9.2 Batch Processing

# Batch Embedding Generation
BATCH_SIZE = 32

def embed_chunks_batch(chunks: List[str]) -> List[np.ndarray]:
    embeddings = []
    for i in range(0, len(chunks), BATCH_SIZE):
        batch = chunks[i:i+BATCH_SIZE]
        batch_embeddings = embedder.embed_batch(batch)
        embeddings.extend(batch_embeddings)
    return embeddings

9.3 Async Processing

# Async Document Processing
import asyncio

async def process_documents_async(documents: List[Path]):
    tasks = [process_single_document(doc) for doc in documents]
    results = await asyncio.gather(*tasks)
    return results

10. Security Considerations

10.1 Data Privacy

On-Premise Processing: All data stays local
No External APIs: Except OpenAI for RAGAS (configurable)
Local LLM: Ollama runs entirely on-premise
Encrypted Storage: Optional SQLite encryption

10.2 Input Validation

# File Upload Validation
MAX_FILE_SIZE = 100 * 1024 * 1024  # 100MB
ALLOWED_EXTENSIONS = {'.pdf', '.docx', '.txt', '.zip'}

def validate_upload(file: UploadFile):
    # Check extension
    if Path(file.filename).suffix not in ALLOWED_EXTENSIONS:
        raise ValueError("Unsupported file type")
    
    # Check size
    if file.size > MAX_FILE_SIZE:
        raise ValueError("File too large")
    
    # Scan for malicious content (optional)
    # scan_for_malware(file)

10.3 Rate Limiting

# Simple rate limiting
from fastapi import Request
from collections import defaultdict
from datetime import datetime, timedelta

rate_limits = defaultdict(list)

def check_rate_limit(request: Request, limit: int = 100):
    ip = request.client.host
    now = datetime.now()
    
    # Clean old requests
    rate_limits[ip] = [
        ts for ts in rate_limits[ip] 
        if now - ts < timedelta(minutes=1)
    ]
    
    # Check limit
    if len(rate_limits[ip]) >= limit:
        raise HTTPException(429, "Rate limit exceeded")
    
    rate_limits[ip].append(now)

Conclusion

This architecture document provides a comprehensive technical blueprint for the QuerySphere system.
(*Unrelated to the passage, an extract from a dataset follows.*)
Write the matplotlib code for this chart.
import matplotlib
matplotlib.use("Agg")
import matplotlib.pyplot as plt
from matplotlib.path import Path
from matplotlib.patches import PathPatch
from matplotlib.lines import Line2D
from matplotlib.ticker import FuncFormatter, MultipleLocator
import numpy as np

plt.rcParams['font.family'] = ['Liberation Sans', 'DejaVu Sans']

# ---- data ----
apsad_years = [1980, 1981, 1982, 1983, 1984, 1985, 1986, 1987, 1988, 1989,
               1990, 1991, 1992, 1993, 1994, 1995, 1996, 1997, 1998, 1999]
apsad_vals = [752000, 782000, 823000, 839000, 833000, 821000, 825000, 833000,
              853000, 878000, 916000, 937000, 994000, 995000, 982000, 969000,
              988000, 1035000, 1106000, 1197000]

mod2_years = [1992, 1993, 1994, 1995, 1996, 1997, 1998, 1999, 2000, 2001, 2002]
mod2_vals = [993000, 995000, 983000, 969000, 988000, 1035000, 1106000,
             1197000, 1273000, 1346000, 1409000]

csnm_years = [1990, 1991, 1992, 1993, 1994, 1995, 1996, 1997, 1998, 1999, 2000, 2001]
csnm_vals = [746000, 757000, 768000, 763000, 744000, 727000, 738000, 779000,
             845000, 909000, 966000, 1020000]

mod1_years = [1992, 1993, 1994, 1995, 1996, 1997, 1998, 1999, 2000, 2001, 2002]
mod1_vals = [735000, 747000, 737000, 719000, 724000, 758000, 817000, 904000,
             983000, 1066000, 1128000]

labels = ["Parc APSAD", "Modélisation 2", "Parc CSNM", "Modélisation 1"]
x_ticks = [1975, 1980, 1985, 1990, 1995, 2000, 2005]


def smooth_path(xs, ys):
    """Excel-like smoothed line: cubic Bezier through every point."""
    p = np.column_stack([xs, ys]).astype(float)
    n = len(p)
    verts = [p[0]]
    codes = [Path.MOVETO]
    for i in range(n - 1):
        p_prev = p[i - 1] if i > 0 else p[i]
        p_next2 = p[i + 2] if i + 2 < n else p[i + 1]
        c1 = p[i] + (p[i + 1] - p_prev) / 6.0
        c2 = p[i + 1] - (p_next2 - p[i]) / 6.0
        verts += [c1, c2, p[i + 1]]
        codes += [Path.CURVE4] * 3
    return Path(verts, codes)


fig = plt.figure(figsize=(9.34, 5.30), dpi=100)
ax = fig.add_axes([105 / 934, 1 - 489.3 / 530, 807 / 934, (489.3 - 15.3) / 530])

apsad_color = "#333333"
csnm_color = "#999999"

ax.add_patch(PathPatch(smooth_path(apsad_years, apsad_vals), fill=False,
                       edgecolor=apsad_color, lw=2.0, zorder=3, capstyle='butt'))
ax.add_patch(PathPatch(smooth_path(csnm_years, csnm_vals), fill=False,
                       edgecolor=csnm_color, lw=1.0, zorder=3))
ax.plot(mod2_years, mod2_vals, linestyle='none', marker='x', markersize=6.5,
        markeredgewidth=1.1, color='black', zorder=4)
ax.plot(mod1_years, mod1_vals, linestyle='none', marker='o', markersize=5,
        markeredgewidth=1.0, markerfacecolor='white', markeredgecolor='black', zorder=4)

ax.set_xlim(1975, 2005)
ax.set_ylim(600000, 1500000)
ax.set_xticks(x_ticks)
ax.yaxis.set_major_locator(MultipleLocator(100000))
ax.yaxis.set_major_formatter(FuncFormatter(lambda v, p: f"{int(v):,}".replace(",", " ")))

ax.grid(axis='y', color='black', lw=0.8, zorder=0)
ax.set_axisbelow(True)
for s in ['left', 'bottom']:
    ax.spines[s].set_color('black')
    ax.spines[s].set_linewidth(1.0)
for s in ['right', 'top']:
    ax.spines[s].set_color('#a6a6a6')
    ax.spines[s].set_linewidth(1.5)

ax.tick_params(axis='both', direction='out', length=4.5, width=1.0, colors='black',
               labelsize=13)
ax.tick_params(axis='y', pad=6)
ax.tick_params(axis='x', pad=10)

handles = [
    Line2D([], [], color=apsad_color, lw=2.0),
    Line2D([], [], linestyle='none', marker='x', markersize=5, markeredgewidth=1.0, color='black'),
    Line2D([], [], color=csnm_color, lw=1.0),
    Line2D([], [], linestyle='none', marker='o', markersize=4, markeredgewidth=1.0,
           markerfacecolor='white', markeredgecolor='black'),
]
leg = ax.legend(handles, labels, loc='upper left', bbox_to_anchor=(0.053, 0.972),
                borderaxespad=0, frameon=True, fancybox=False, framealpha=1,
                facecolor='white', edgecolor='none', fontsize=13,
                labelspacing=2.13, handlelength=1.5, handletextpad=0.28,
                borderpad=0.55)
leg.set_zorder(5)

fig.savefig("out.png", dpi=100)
The modular design, clear separation of concerns, and production-ready considerations make this system suitable for enterprise deployment while maintaining flexibility for future enhancements.
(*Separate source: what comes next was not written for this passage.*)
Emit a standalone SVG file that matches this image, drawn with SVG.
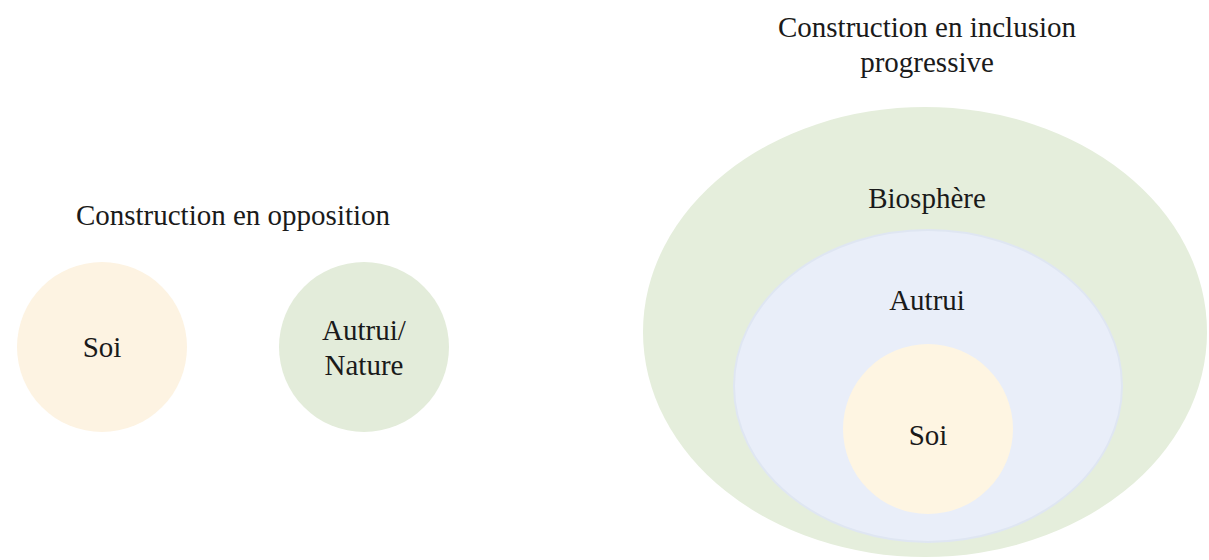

Key Architectural Strengths

Modularity: Each component is independent and replaceable
Scalability: Horizontal scaling through stateless API design
Performance: Intelligent caching and batch processing
Quality: Real-time RAGAS evaluation for continuous monitoring
Privacy: Complete on-premise processing with local LLM
Simplicity: Minimal external dependencies (no Redis, no web scraping)

Future Enhancements

Short-term:

Redis cache for multi-instance deployments
Advanced monitoring dashboard
User authentication and authorization
API rate limiting enhancements

Long-term:

Distributed processing with Celery
Web scraping module (optional)
Fine-tuned domain-specific embeddings
Multi-tenant support
Advanced analytics and reporting

Document Version: 1.0 Last Updated: November 2025 Author: Satyaki Mitra

This document is part of the QuerySphere technical documentation suite.